My recent induction to and experience with laptop repair and upgrading has gotten me thinking: these things are actually pretty cool. Not desktop cool, but cool in their own right.

However, I have never bought a computer that was made by anyone other than myself. Whether it was a frankenbox slapped together out of any spare parts I could find or a super-gaming machine I lovingly crafted out of individually hand-picked parts, I've built every computer I've owned since I graduated from C-64's.

Is there anything like this available to laptops? I've seen eBay listings for various parts of various laptops, and it wouldn't be terribly difficult to assemble an existing type of laptop out of pieces of one. What I'm wondering is to what extent there's a standardization or customization for these things. I imagine you can't simply swap most components in a Sony and a Dell without at the very least accomplishing nothing. (Unlike most desktops where a video card is a video card, taking into account AGP vs PCI and such.)


So assuming I'm approaching this from the DIY perspective, what is it I'm looking for? Are there any laptop brands that are less jealously proprietary than the others? Are any of them more flexibly designed?

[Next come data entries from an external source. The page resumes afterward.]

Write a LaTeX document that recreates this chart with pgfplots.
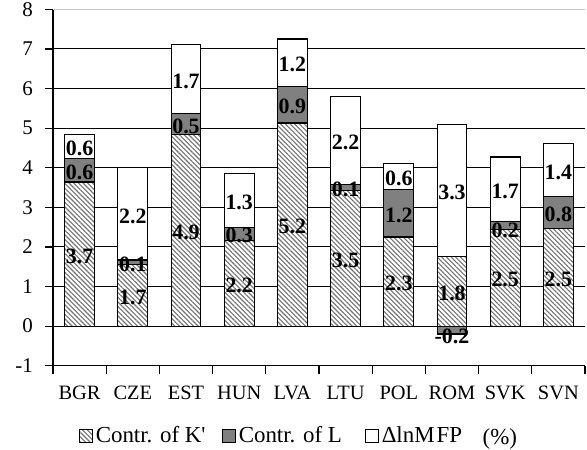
\documentclass[border=0pt]{standalone}
\usepackage{fontspec}
\setmainfont{Liberation Serif}
\usepackage{pgfplots}
\pgfplotsset{compat=1.18}
\usepackage{pgfplotstable}
\usetikzlibrary{patterns.meta}

\pgfplotstableread{
x K L M
0 3.64 0.60 0.60
1 1.55 0.12 2.33
2 4.83 0.53 1.76
3 2.17 0.33 1.35
4 5.13 0.93 1.19
5 3.42 0.15 2.23
6 2.25 1.20 0.65
7 1.75 0.00 3.33
8 2.45 0.20 1.62
9 2.46 0.82 1.32
}\datatable

\pgfplotstableread{
x y lab
0 1.82 3.7
0 3.94 0.6
0 4.54 0.6
1 0.78 1.7
1 1.61 0.1
1 2.83 2.2
2 2.42 4.9
2 5.10 0.5
2 6.24 1.7
3 1.09 2.2
3 2.34 0.3
3 3.18 1.3
4 2.57 5.2
4 5.60 0.9
4 6.65 1.2
5 1.71 3.5
5 3.50 0.1
5 4.69 2.2
6 1.13 2.3
6 2.85 1.2
6 3.78 0.6
7 0.88 1.8
7 -0.22 -0.2
7 3.42 3.3
8 1.23 2.5
8 2.48 0.2
8 3.46 1.7
9 1.23 2.5
9 2.87 0.8
9 3.94 1.4
}\labeltable

\definecolor{darkgr}{HTML}{808080}
\pgfplotsset{
  boxlegend/.style={legend image code/.code={\draw[##1,line width=1bp] (0bp,-6.5bp) rectangle (13bp,6.5bp);}},
}

\begin{document}
\begin{tikzpicture}
\path[use as bounding box] (-53bp,-84.3bp) rectangle (534bp,365.7bp);
\begin{axis}[
  at={(0,0)}, anchor=south west, scale only axis,
  width=532bp, height=356.4bp,
  xmin=-0.5, xmax=9.5, ymin=-1, ymax=8,
  ybar stacked, bar width=0.56,
  axis x line*=bottom, axis y line*=left,
  axis line style={line width=1.2bp, black},
  ytick={-1,0,...,7},
  extra y ticks={8},
  extra y tick style={grid style={draw=black!22, line width=1bp}},
  ymajorgrids, grid style={line width=1bp, black},
  tick align=outside, major tick length=8bp,
  tick style={line width=1.2bp, black},
  xtick={-0.5,0.5,...,9.5},
  xticklabels={},
  extra x ticks={0,...,9},
  extra x tick labels={BGR,CZE,EST,HUN,LVA,LTU,POL,ROM,SVK,SVN},
  extra x tick style={tick style={draw=none},
    xticklabel style={font=\fontsize{20.5}{24}\selectfont, inner sep=0pt, yshift=-12bp}},
  /pgf/number format/assume math mode=true,
  yticklabel style={font=\fontsize{21}{24}\selectfont, inner sep=0pt, xshift=-12bp},
  legend columns=3,
  legend style={at={(0.049,-0.196)}, anchor=west, draw=none, fill=none,
    inner sep=0pt, font=\fontsize{23}{26}\selectfont,
    nodes={inner sep=1.5bp, font=\fontsize{23}{26}\selectfont},
    /tikz/every odd column/.append style={column sep=1bp},
    /tikz/every even column/.append style={column sep=0bp}},
  legend cell align=left,
]
\addplot[draw=black, line width=1.1bp, fill=white,
  postaction={pattern={Lines[angle=-45,distance=3.3bp,line width=1.1bp]}, pattern color=black!55},
  boxlegend]
  table[x=x, y=K] {\datatable};
\addplot[draw=black, line width=1.1bp, fill=darkgr, boxlegend]
  table[x=x, y=L] {\datatable};
\addplot[draw=black, line width=1.1bp, fill=white, boxlegend]
  table[x=x, y=M] {\datatable};
\legend{\makebox[125bp][l]{Contr. of K\textquotesingle}, \makebox[125bp][l]{Contr. of L}, ΔlnM\kern2bp FP}
\end{axis}
\begin{axis}[
  at={(0,0)}, anchor=south west, scale only axis,
  width=532bp, height=356.4bp,
  xmin=-0.5, xmax=9.5, ymin=-1, ymax=8,
  axis lines=none, clip=false,
]
\addplot[ybar, bar width=0.56, draw=black, line width=1.1bp, fill=darkgr]
  coordinates {(7,-0.2)};
\addplot[draw=none, mark=none, nodes near coords, point meta=explicit symbolic,
  nodes near coords align=center,
  every node near coord/.append style={font=\bfseries\fontsize{22}{24}\selectfont, inner sep=0pt, anchor=center, yshift=-2bp, text=black}]
  table[x=x, y=y, meta=lab] {\labeltable};
\node[font=\fontsize{23}{26}\selectfont, anchor=center] at (rel axis cs:0.840,-0.205) {(\%)};
\end{axis}
\end{tikzpicture}
\end{document}
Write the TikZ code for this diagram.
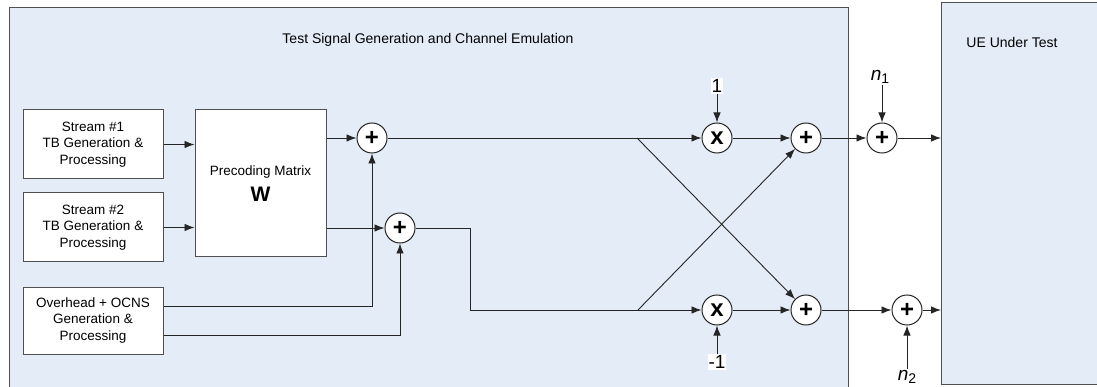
\documentclass[tikz,border=0pt]{standalone}
\usepackage{fontspec}
\setmainfont{Liberation Sans}
\usetikzlibrary{arrows.meta,calc}
\definecolor{panel}{HTML}{E4ECF7}
\definecolor{edge}{HTML}{505050}
\definecolor{wire}{HTML}{252525}
\tikzset{
  blk/.style={draw=edge,fill=white,line width=1pt,align=center,font=\fontsize{13.5}{16.5}\selectfont,inner sep=0pt},
  sumnode/.style={circle,draw=wire,fill=white,line width=1pt,minimum size=30pt,inner sep=0pt,font=\fontsize{24}{24}\selectfont\bfseries},
  wirel/.style={draw=wire,line width=0.9pt},
  arr/.style={wirel,-{Latex[length=10pt,width=7.5pt]}},
  lbl/.style={font=\fontsize{19}{19}\selectfont,inner sep=1pt},
}
\begin{document}
\begin{tikzpicture}[x=1pt,y=-1pt]
\useasboundingbox (0,0) rectangle (1097,387);
% panels
\path[fill=panel,draw=edge,line width=1pt] (9,395) -- (9,8) -- (848,8) -- (848,395);
\path[fill=panel,draw=edge,line width=1pt] (1105,3) -- (941,3) -- (941,384) -- (1105,384);
\node[font=\fontsize{14}{16}\selectfont] (title) at (428,40) {Test Signal Generation and Channel Emulation};
\node[font=\fontsize{14}{16}\selectfont] (uetitle) at (1012,42) {UE Under Test};
% source blocks
\node[blk,minimum width=140pt,minimum height=69pt] (s1) at (93,144.5) {Stream \#1\\TB Generation \&\\Processing};
\node[blk,minimum width=140pt,minimum height=69pt] (s2) at (93,227.5) {Stream \#2\\TB Generation \&\\Processing};
\node[blk,minimum width=140pt,minimum height=67pt] (oh) at (93,320.5) {Overhead + OCNS\\Generation \&\\Processing};
\node[blk,minimum width=131pt,minimum height=147pt] (pm) at (260.5,183.5) {};
\node[font=\fontsize{13.5}{15}\selectfont] (pmt) at (260.5,172) {Precoding Matrix};
\node[font=\fontsize{21}{21}\selectfont\bfseries] (pmw) at (260.5,194) {W};
% circles
\node[sumnode] (a1) at (372,138) {+};
\node[sumnode] (a2) at (400,228) {+};
\node[sumnode] (x1) at (717,138) {x};
\node[sumnode] (x2) at (717,310) {x};
\node[sumnode] (a3) at (806,138) {+};
\node[sumnode] (a4) at (806,310) {+};
\node[sumnode] (a5) at (882,138) {+};
\node[sumnode] (a6) at (907,310) {+};
% labels
\node[lbl,fill=white] (one) at (717,86) {1};
\node[lbl,fill=white] (mone) at (717,362) {-1};
\node[lbl] (n1) at (880,77) {\itshape n\raisebox{-0.35ex}{\fontsize{14}{14}\selectfont\upshape 1}};
\node[lbl] (n2) at (907,377) {\itshape n\raisebox{-0.35ex}{\fontsize{14}{14}\selectfont\upshape 2}};
\coordinate (b1) at (637,138);
\coordinate (b2) at (638,310);
\coordinate (j2) at (470,228);
\coordinate (ue1) at (941,138);
\coordinate (ue2) at (941,310);
% connectors
\draw[arr] (s1.east) -- (pm.west |- s1.east);
\draw[arr] (s2.east) -- (pm.west |- s2.east);
\draw[arr] (pm.east |- a1) -- (a1.west);
\draw[arr] (pm.east |- a2) -- (a2.west);
\draw[arr] ($(oh.east)+(0,-14.5)$) -| (a1.south);
\draw[arr] ($(oh.east)+(0,14.5)$) -| (a2.south);
\draw[wirel] (a2.east) -- (j2) |- (b2);
\draw[arr] (b2) -- (x2.west);
\draw[arr] (a1.east) -- (x1.west);
\draw[arr] (b1) -- (a4.north west);
\draw[arr] (b2) -- (a3.south west);
\draw[arr] (x1.east) -- (a3.west);
\draw[arr] (x2.east) -- (a4.west);
\draw[arr] (one.south) -- (x1.north);
\draw[arr] (mone.north) -- (x2.south);
\draw[arr] (a3.east) -- (a5.west);
\draw[arr] (a4.east) -- (a6.west);
\draw[arr] (n1.south -| a5) -- (a5.north);
\draw[arr] (a6 |- n2.north) -- (a6.south);
\draw[arr] (a5.east) -- (ue1);
\draw[arr] (a6.east) -- (ue2);
\end{tikzpicture}
\end{document}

To compare it to automobiles, I'm not looking for a Ferrari or a Rolls Royce (which need highly specialized training to do more than check the oil), I'm looking for a basic domestic car like the Mustang or Chevelle were years ago. Decently fun cars that weren't impractical, but if you wanted to you could pop the hood under a shade tree and with some patience, elbow grease, and some cash, turn the thing into a street monster.

Basically I like to make my computers "mine". Not just a (fill in the blank) model. More of "yeah, this is Toshiba Thing-a-ma-jig, but I've done a little tinkering under the hood so it's not exactly stock."


Just so you know, I'm not some wet-behind-the-ears geek. I've got military training in electronics so I'm not afraid of (or likely to fumble) anything inside a computer. I'm just trying to bridge what I know with desktops over to the portable cousins.